World‘s Largest Firefighting Plane Takes Flight
What do you get when you cross a 747 and a fire truck?
Wildfires aren't going away. If anything, rising temperatures mean we need to up our game in fighting blazes, and you'll never believe what one company just did to make that happen.
A company with the unusual name of Global SuperTanker has just finished its biggest project to date, the 747-400 conversation named Spirit of John Muir. The plane is named for the conservationist who catalogued the wild lands of the American West. And the jumbo jet that bears his name is now fully certified to operate as an aerial platform for fighting wildfires (as well as for going after oil spills), missions that Muir himself, who died 11 years after the Wrights first went flying, surely would have applauded.

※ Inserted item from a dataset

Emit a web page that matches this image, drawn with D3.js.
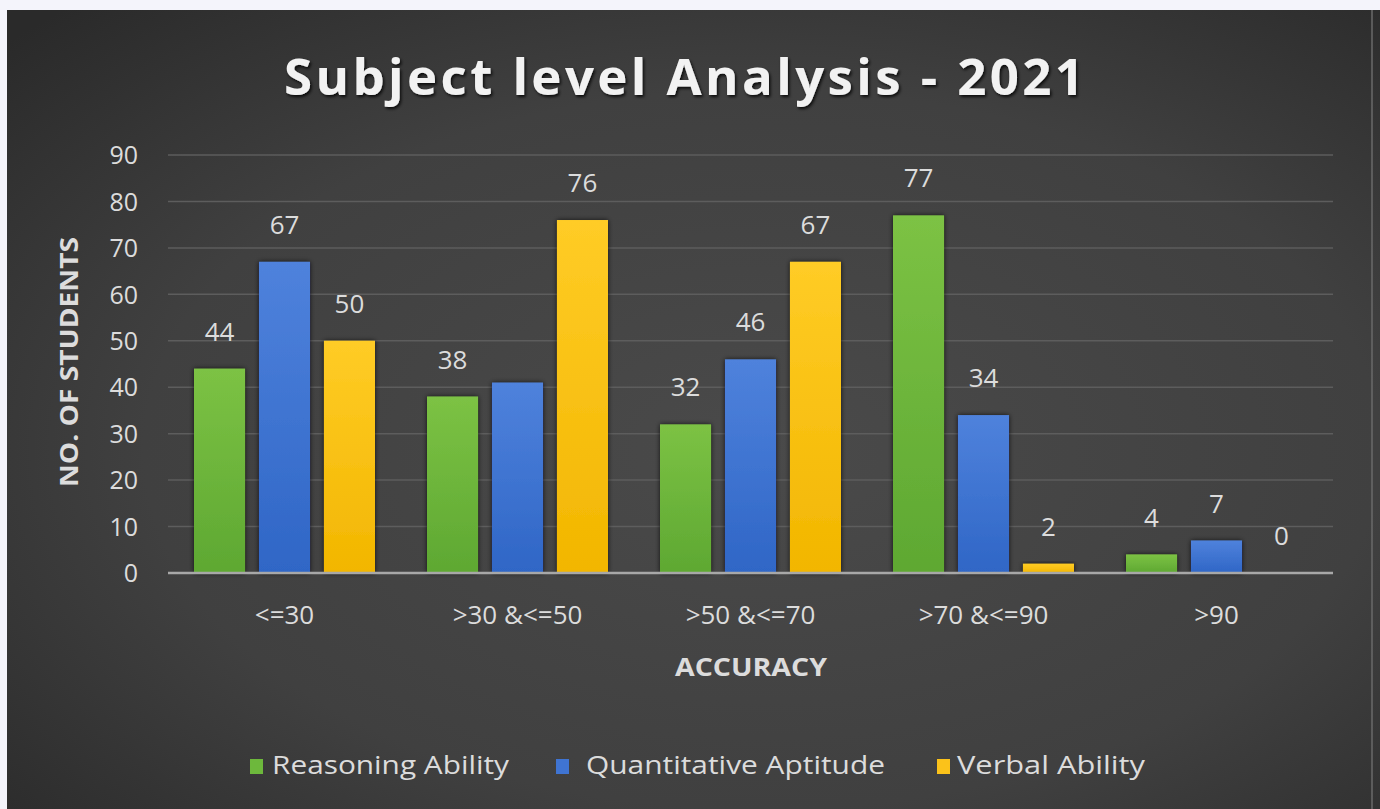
<!DOCTYPE html>
<html>
<head>
<meta charset="utf-8">
<script src="https://cdn.jsdelivr.net/npm/d3@7"></script>
<style>
  html, body { margin: 0; padding: 0; background: #ffffff; }
  svg { display: block; }
  text { font-family: "Open Sans", "DejaVu Sans", sans-serif; }
</style>
</head>
<body>
<svg id="chart" width="1380" height="809"></svg>
<script>
// ---- data ----
const categories = ["<=30", ">30 &<=50", ">50 &<=70", ">70 &<=90", ">90"];
const seriesNames = ["Reasoning Ability", "Quantitative Aptitude", "Verbal Ability"];
const reasoning = [44, 38, 32, 77, 4];
const quantitative = [67, 41, 46, 34, 7];
const verbal = [50, 76, 67, 2, 0];
const showLabelReasoning = [true, true, true, true, true];
const showLabelQuantitative = [true, false, true, true, true];
const showLabelVerbal = [true, true, true, true, true];
const yTicks = [0, 10, 20, 30, 40, 50, 60, 70, 80, 90];
const titleText = "Subject level Analysis - 2021";
const yTitle = "NO. OF STUDENTS";
const xTitle = "ACCURACY";

const seriesValues = [reasoning, quantitative, verbal];
const seriesShow = [showLabelReasoning, showLabelQuantitative, showLabelVerbal];
const colorsTop = ["#7cc244", "#4f82dc", "#ffcc26"];
const colorsBot = ["#5ea832", "#2f66c6", "#f2b600"];
const legendColors = ["#6db83c", "#3f74d2", "#fbc21a"];

const svg = d3.select("#chart");
const defs = svg.append("defs");

// background gradient
const bg = defs.append("radialGradient").attr("id", "bgGrad")
  .attr("cx", "0.55").attr("cy", "0.55").attr("r", "0.75");
bg.append("stop").attr("offset", "0%").attr("stop-color", "#4a4a4a");
bg.append("stop").attr("offset", "60%").attr("stop-color", "#404040");
bg.append("stop").attr("offset", "100%").attr("stop-color", "#2a2a2a");

colorsTop.forEach((c, i) => {
  const g = defs.append("linearGradient").attr("id", "barGrad" + i)
    .attr("x1", 0).attr("y1", 0).attr("x2", 0).attr("y2", 1);
  g.append("stop").attr("offset", "0%").attr("stop-color", c);
  g.append("stop").attr("offset", "100%").attr("stop-color", colorsBot[i]);
});

const shadow = defs.append("filter").attr("id", "barShadow")
  .attr("x", "-20%").attr("y", "-20%").attr("width", "140%").attr("height", "140%");
shadow.append("feDropShadow").attr("dx", 0).attr("dy", 0).attr("stdDeviation", 2.5)
  .attr("flood-color", "#000").attr("flood-opacity", 0.75);

const tshadow = defs.append("filter").attr("id", "textShadow")
  .attr("x", "-10%").attr("y", "-30%").attr("width", "120%").attr("height", "160%");
tshadow.append("feDropShadow").attr("dx", 1.5).attr("dy", 2).attr("stdDeviation", 1.5)
  .attr("flood-color", "#000").attr("flood-opacity", 0.8);

// background panel
svg.append("rect").attr("x", 0).attr("y", 0).attr("width", 1380).attr("height", 809).attr("fill", "#f4f4fb");
svg.append("rect").attr("x", 7).attr("y", 10).attr("width", 1373).attr("height", 799).attr("fill", "url(#bgGrad)");
svg.append("line").attr("x1", 1372).attr("x2", 1372).attr("y1", 10).attr("y2", 809)
  .attr("stroke", "#6a6a6a").attr("stroke-width", 1.5);

// scales
const plotLeft = 168, plotRight = 1333, plotTop = 155, plotBottom = 573;
const x = d3.scaleBand().domain(categories).range([plotLeft, plotRight]).paddingInner(0).paddingOuter(0);
const y = d3.scaleLinear().domain([0, 90]).range([plotBottom, plotTop]);
const groupWidth = 181;
const xs = d3.scaleBand().domain(d3.range(seriesNames.length)).range([0, groupWidth]).paddingInner(0.215).paddingOuter(0);

// gridlines
svg.append("g").selectAll("line").data(yTicks.filter(t => t > 0)).join("line")
  .attr("x1", plotLeft).attr("x2", plotRight)
  .attr("y1", d => y(d)).attr("y2", d => y(d))
  .attr("stroke", "#5d5d5d").attr("stroke-width", 1.5);

// y axis
const yAxis = svg.append("g").attr("transform", `translate(${138},0)`)
  .call(d3.axisLeft(y).tickValues(yTicks).tickSize(0).tickPadding(0));
yAxis.select(".domain").remove();
yAxis.selectAll("text").attr("fill", "#dcdcdc").attr("font-size", 25).attr("dy", "0.35em")
  .attr("font-family", "Open Sans, sans-serif");

// bars
seriesNames.forEach((s, si) => {
  const vals = seriesValues[si];
  svg.append("g").selectAll("rect").data(categories).join("rect")
    .attr("x", (c) => x(c) + x.bandwidth() / 2 - groupWidth / 2 + xs(si))
    .attr("y", (c, i) => y(vals[i]))
    .attr("width", xs.bandwidth())
    .attr("height", (c, i) => y(0) - y(vals[i]))
    .attr("fill", `url(#barGrad${si})`)
    .attr("filter", "url(#barShadow)");
});

// baseline
svg.append("line").attr("x1", plotLeft).attr("x2", plotRight)
  .attr("y1", y(0)).attr("y2", y(0)).attr("stroke", "#a8a8a8").attr("stroke-width", 2.5);

// data labels
seriesNames.forEach((s, si) => {
  const vals = seriesValues[si];
  const show = seriesShow[si];
  svg.append("g").selectAll("text").data(categories.filter((c, i) => show[i])).join("text")
    .attr("x", (c) => x(c) + x.bandwidth() / 2 - groupWidth / 2 + xs(si) + xs.bandwidth() / 2)
    .attr("y", (c) => y(vals[categories.indexOf(c)]) - 37)
    .attr("dy", "0.35em")
    .attr("text-anchor", "middle")
    .attr("fill", "#dcdcdc").attr("font-size", 26)
    .text((c) => vals[categories.indexOf(c)]);
});

// x axis labels
const xAxis = svg.append("g").attr("transform", `translate(0,${603})`)
  .call(d3.axisBottom(x).tickSize(0).tickPadding(0));
xAxis.select(".domain").remove();
xAxis.selectAll("text").attr("fill", "#dcdcdc").attr("font-size", 26).attr("dy", "0.35em")
  .attr("y", 12).attr("font-family", "Open Sans, sans-serif");

// axis titles
svg.append("text").attr("x", 751).attr("y", 667).attr("dy", "0.35em")
  .attr("text-anchor", "middle").attr("fill", "#dcdcdc")
  .attr("font-size", 25).attr("font-weight", "bold")
  .attr("textLength", 152).attr("lengthAdjust", "spacingAndGlyphs")
  .text(xTitle);

svg.append("text").attr("transform", "translate(69,362) rotate(-90)")
  .attr("dy", "0.35em").attr("text-anchor", "middle").attr("fill", "#dcdcdc")
  .attr("font-size", 25).attr("font-weight", "bold")
  .attr("textLength", 250).attr("lengthAdjust", "spacingAndGlyphs")
  .text(yTitle);

// title
svg.append("text").attr("x", 684).attr("y", 95)
  .attr("text-anchor", "middle").attr("fill", "#f2f2f2")
  .attr("font-family", "Lato, 'Open Sans', sans-serif")
  .attr("font-size", 51).attr("font-weight", 700)
  .attr("textLength", 800).attr("lengthAdjust", "spacing")
  .attr("filter", "url(#textShadow)")
  .text(titleText);

// legend
const legendItems = [
  { sq: 250, tx: 272, tl: 237 },
  { sq: 556, tx: 586, tl: 299 },
  { sq: 937, tx: 957, tl: 188 }
];
const legend = svg.append("g");
seriesNames.forEach((s, i) => {
  const li = legendItems[i];
  legend.append("rect").attr("x", li.sq).attr("y", 759).attr("width", 13).attr("height", 15)
    .attr("fill", legendColors[i]);
  legend.append("text").attr("x", li.tx).attr("y", 765).attr("dy", "0.35em")
    .attr("fill", "#dcdcdc").attr("font-size", 26)
    .attr("textLength", li.tl).attr("lengthAdjust", "spacingAndGlyphs")
    .text(s);
});
</script>
</body>
</html>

The new tanker has almost twice the capacity of the next biggest aerial firefighter. It's capable of delivering single or multiple drops of nearly 20,000 gallons of water or fire retardant, either of which can be released at variable rates from its pressurized tanks, producing a tailored response to the firefighting need.
The fact that it's a big jet helps, too. Global says the range and speed of the new tanker will make it a quick responder across vast distances. The big Boeing jet will be able to fly at nearly 600 mph from its home base in Colorado Springs and reach any mission in the western United States in less than three hours. And it will be able to go international, too. The range and speed of the B747-400 give it the ability to arrive anywhere in the world in 20 hours with a single fuel stop.